Additionally, this balance of risks and benefits also protects against potential attacks that could compromise consensus by placing a majority hash rate of a blockchain network in the hands of a single group or entity. Such attacks, called 51% attacks, could be extremely damaging if executed successfully. But due to the competitiveness of Proof of Work mining and the scale of the Bitcoin network, the likelihood of a malicious actor taking control of a majority of nodes is extremely minimal.
Furthermore, the cost in computing power required to gain 51% control of such a large blockchain network would be astronomical, which immediately discourages embarking on such an investment for a relatively small potential reward. This aspect highlights a characteristic of blockchains known as the “Byzantine Generals Problem” or Byzantine Fault Tolerance (BFT), which is essentially the ability of a distributed system to continue functioning normally even if some of its nodes are compromise or act maliciously.
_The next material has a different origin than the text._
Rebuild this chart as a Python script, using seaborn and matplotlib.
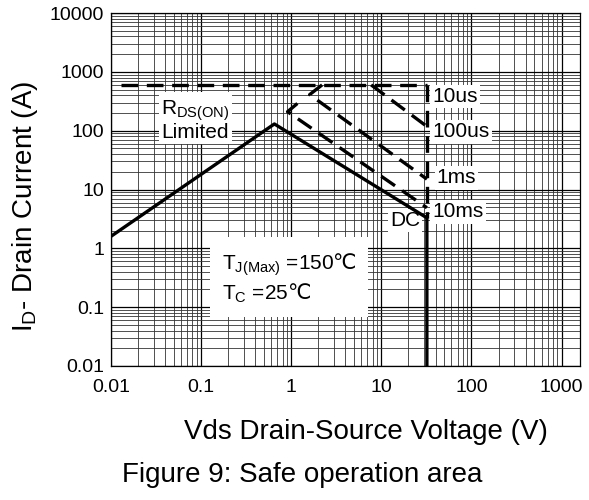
import numpy as np
import matplotlib
matplotlib.use('Agg')
import matplotlib.pyplot as plt
import matplotlib.ticker as mticker
import seaborn as sns

# --- data ---
rds_x = [0.013, 32]
rds_y = [600, 600]
lim_x = [32, 32]
lim_y = [600, 3.3]
dc_x = [0.01, 0.65, 32, 32]
dc_y = [1.6, 130, 3.3, 0.01]
us10_x = [7.7, 32]
us10_y = [600, 118]
us100_x = [2.2, 1.6, 32]
us100_y = [600, 410, 15]
ms1_x = [1.17, 0.91, 32]
ms1_y = [290, 210, 4.9]

x_ticks = [0.01, 0.1, 1, 10, 100, 1000]
x_labels = ['0.01', '0.1', '1', '10', '100', '1000']
y_ticks = [0.01, 0.1, 1, 10, 100, 1000, 10000]
y_labels = ['0.01', '0.1', '1', '10', '100', '1000', '10000']

sns.set_theme(style='white')
plt.rcParams['font.family'] = ['Liberation Sans', 'DejaVu Sans']
plt.rcParams['text.color'] = 'black'
plt.rcParams['mathtext.fontset'] = 'custom'
plt.rcParams['mathtext.rm'] = 'Liberation Sans'
plt.rcParams['mathtext.sf'] = 'DejaVu Sans'

fig = plt.figure(figsize=(5.89, 5.0), dpi=100)
ax = fig.add_axes([111/589, 134/500, 469/589, 353/500])

lw = 2.4
dash = (5, 2.6)
sns.lineplot(x=dc_x, y=dc_y, sort=False, estimator=None, color='black', lw=lw, ax=ax, zorder=5)
for xs, ys in [(rds_x, rds_y), (lim_x, lim_y), (us10_x, us10_y), (us100_x, us100_y), (ms1_x, ms1_y)]:
    sns.lineplot(x=xs, y=ys, sort=False, estimator=None, color='black', lw=lw,
                 dashes=False, ax=ax, zorder=5).lines[-1].set_dashes(dash)

ax.set_xscale('log')
ax.set_yscale('log')
ax.set_xlim(0.01, 1600)
ax.set_ylim(0.01, 10000)
ax.xaxis.set_major_locator(mticker.FixedLocator(x_ticks))
ax.xaxis.set_major_formatter(mticker.FixedFormatter(x_labels))
ax.yaxis.set_major_locator(mticker.FixedLocator(y_ticks))
ax.yaxis.set_major_formatter(mticker.FixedFormatter(y_labels))
ax.xaxis.set_minor_locator(mticker.LogLocator(base=10, subs=np.arange(2, 10)))
ax.yaxis.set_minor_locator(mticker.LogLocator(base=10, subs=np.arange(2, 10)))
ax.xaxis.set_minor_formatter(mticker.NullFormatter())
ax.yaxis.set_minor_formatter(mticker.NullFormatter())
ax.tick_params(which='both', length=0, labelsize=14, colors='black')
ax.tick_params(axis='x', pad=9)
ax.tick_params(axis='y', pad=5)
ax.grid(which='major', color='black', lw=0.9, zorder=0)
ax.grid(which='minor', color='#333333', lw=0.6, zorder=0)
ax.set_axisbelow(True)
for s in ax.spines.values():
    s.set_color('black')
    s.set_linewidth(0.9)

box = dict(facecolor='white', edgecolor='none', pad=1.5)
ax.text(0.036, 150, r'$\mathrm{R_{DS(ON)}}$' + '\nLimited', fontsize=15,
        ha='left', va='center', bbox=box, zorder=4, linespacing=1.0)
ax.text(37, 375, '10us', fontsize=15, ha='left', va='center', bbox=box, zorder=4)
ax.text(37, 95, '100us', fontsize=15, ha='left', va='center', bbox=box, zorder=4)
ax.text(41, 15.7, '1ms', fontsize=15, ha='left', va='center', bbox=box, zorder=4)
ax.text(37, 4.15, '10ms', fontsize=15, ha='left', va='center', bbox=box, zorder=4)
ax.text(27, 3.0, 'DC', fontsize=15, ha='right', va='center', bbox=box, zorder=4)
ax.text(0.17, 0.31, r'$\mathrm{T_{J(Max)}}$ =150$\mathsf{℃}$' + '\n' + r'$\mathrm{T_{C}}$ =25$\mathsf{℃}$',
        fontsize=15, ha='left', va='center', zorder=4, linespacing=1.25,
        bbox=dict(facecolor='white', edgecolor='none', boxstyle='square,pad=0.55'))

fig.text(25/589, 1 - 206/500, r'$\mathrm{I_D}$- Drain Current (A)', rotation=90,
         fontsize=20, ha='center', va='center')
fig.text(366/589, 1 - 432/500, 'Vds Drain-Source Voltage (V)', fontsize=20, ha='center', va='center')
fig.text(302/589, 1 - 475/500, 'Figure 9: Safe operation area', fontsize=20, ha='center', va='center')

fig.savefig('out.png', dpi=100)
As long as the cost of establishing a majority of malicious nodes remains prohibitive and there are better incentives for honest activity, the system will be able to thrive without significant disruption. It should be noted, however, that smaller blockchain networks are certainly more susceptible to majority attacks, as the total hash rate devoted to these systems is considerably lower than that of Bitcoin.
To conclude
Through the combined use of game theory and cryptography, blockchains are able to achieve high levels of security as distributed systems. As with almost all systems, however, it is essential that these two areas of expertise are properly integrated. A delicate balance between decentralization and security is indeed essential for the establishment of a reliable and efficient cryptocurrency network.
As blockchain uses continue to evolve, their security systems will also adapt to meet the needs of different uses. The private blockchains being developed for businesses, for example, rely much more on security through access control than on the game theory (or cryptoeconomics) mechanisms essential to the security of most public blockchains.